In trigonometric equations, it's not uncommon to encounter expressions that can be likened to quadratic equations. A quadratic equation typically takes the form of \(ax^2 + bx + c = 0\), where \(x\) is the variable, and \(a, b,\) and \(c\) are constants.
In the exercise, the equation \(4 \cos^2 x - 4 \cos x + 1 = 0\) is structured like a quadratic equation. Here, \(\cos x\) acts as the variable. This allows us to treat it like \(4y^2 - 4y + 1 = 0\) by substituting \(y = \cos x\).
This technique of recognizing and reformulating the problem in a quadratic form simplifies the process and makes it easier to solve for the unknowns.

The cosine function, denoted as \(\cos(x)\), is a fundamental trigonometric function. It tells us about the horizontal coordinate of a point on the unit circle as it travels counterclockwise from the starting position.
For example, \(\cos(0) = 1\), \(\cos\left(\frac{\pi}{2}\right) = 0\), and \(\cos(\pi) = -1\).

• The cosine function ranges from -1 to 1, meaning any value of \(\cos(x)\) will always be between these two extremes.
• It is periodic, repeating its values in a consistent pattern over a specific interval.

In the equation given in the exercise, solving \(\cos(x) = \frac{1}{2}\) leads us to specific angles where this condition is true within one full cycle of \([0, 2\pi]\).

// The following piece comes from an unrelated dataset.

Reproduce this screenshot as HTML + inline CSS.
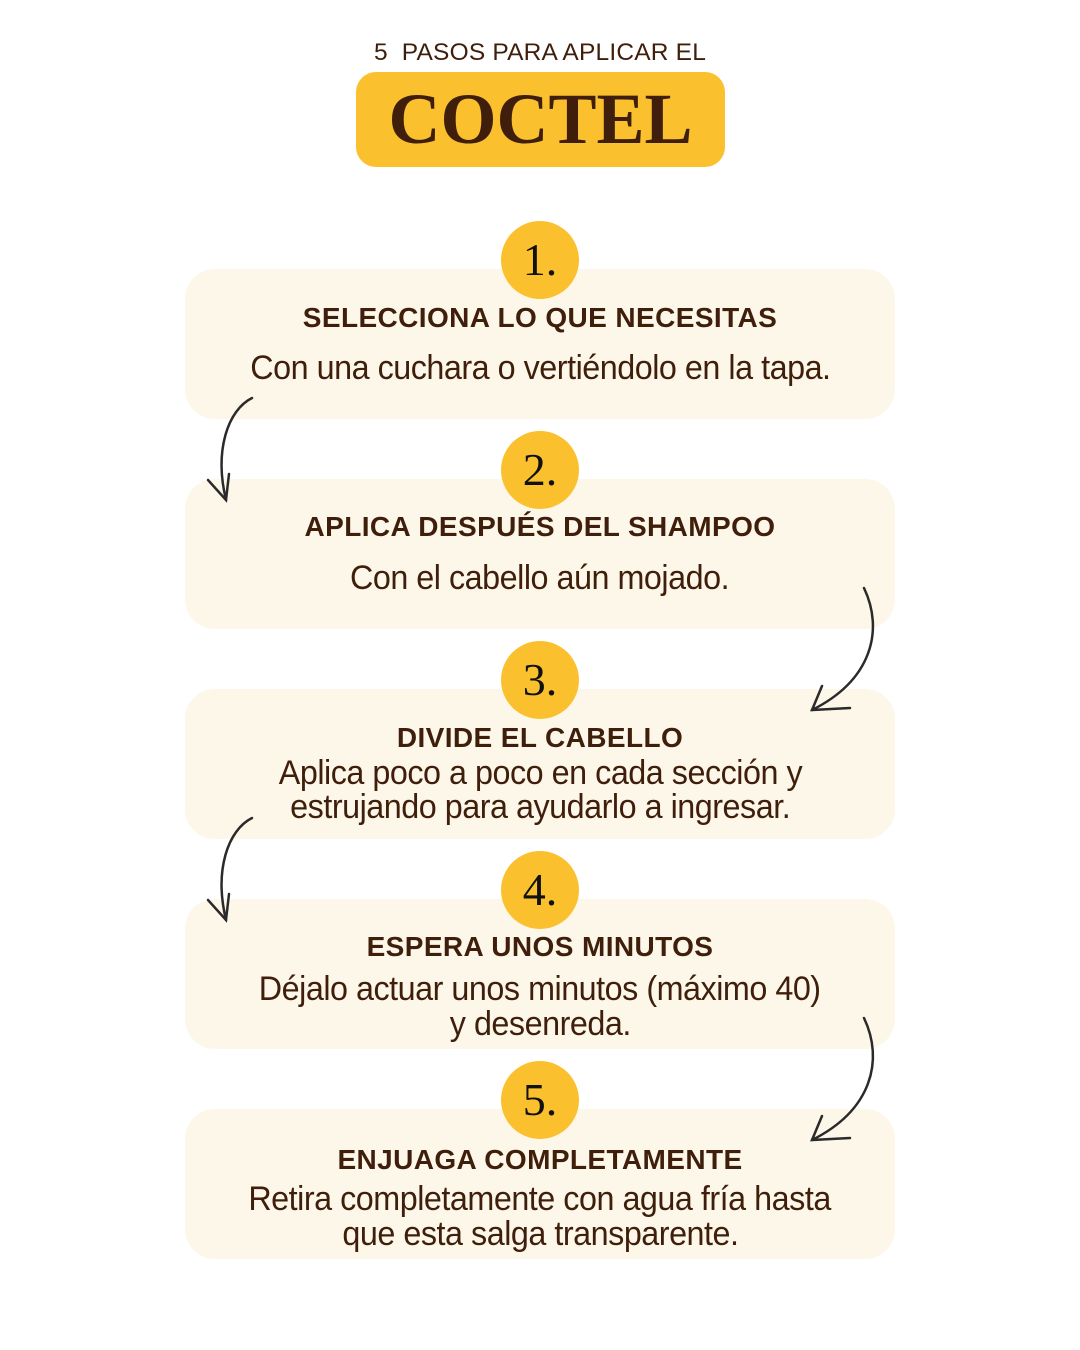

Periodicity refers to the repeating nature of trigonometric functions, and the cosine function, in particular, has a natural period of \(2\pi\). This means that the values of \(\cos(x)\) will repeat every \(2\pi\) radians.
Therefore, if \(\cos\left(\frac{\pi}{3}\right) = \frac{1}{2}\), this will also be true for values like \(\frac{\pi}{3} + 2\pi, \frac{\pi}{3} + 4\pi\), etc. Similarly, it holds for \(\cos\left(\frac{5\pi}{3}\right)\).

• For trigonometric equations, this periodic nature is crucial for finding all possible solutions, as it shows that patterns repeat indefinitely.
• Whenever you find a solution, additional solutions can be found by adding integer multiples of the period to the original solution.

The concept of a general solution in trigonometry involves finding all possible angles that satisfy a given equation using the periodicity of trigonometric functions.
The general solution for \(\cos(x) = \frac{1}{2}\) was found to be
\[x = \frac{\pi}{3} + 2k\pi \quad \text{and} \quad x = \frac{5\pi}{3} + 2k\pi\] where \(k\) is any integer. This represents all the points along the circumference of the unit circle that will have a cosine value of \(\frac{1}{2}\).

• This formulation allows you to account for the infinite number of solutions caused by the periodic nature.
• By varying \(k\), which can take any integer value, an endless number of solutions aligned with this pattern can be established.

By understanding the general solution, you ensure that no angle is left out in cyclic trigonometric phenomena.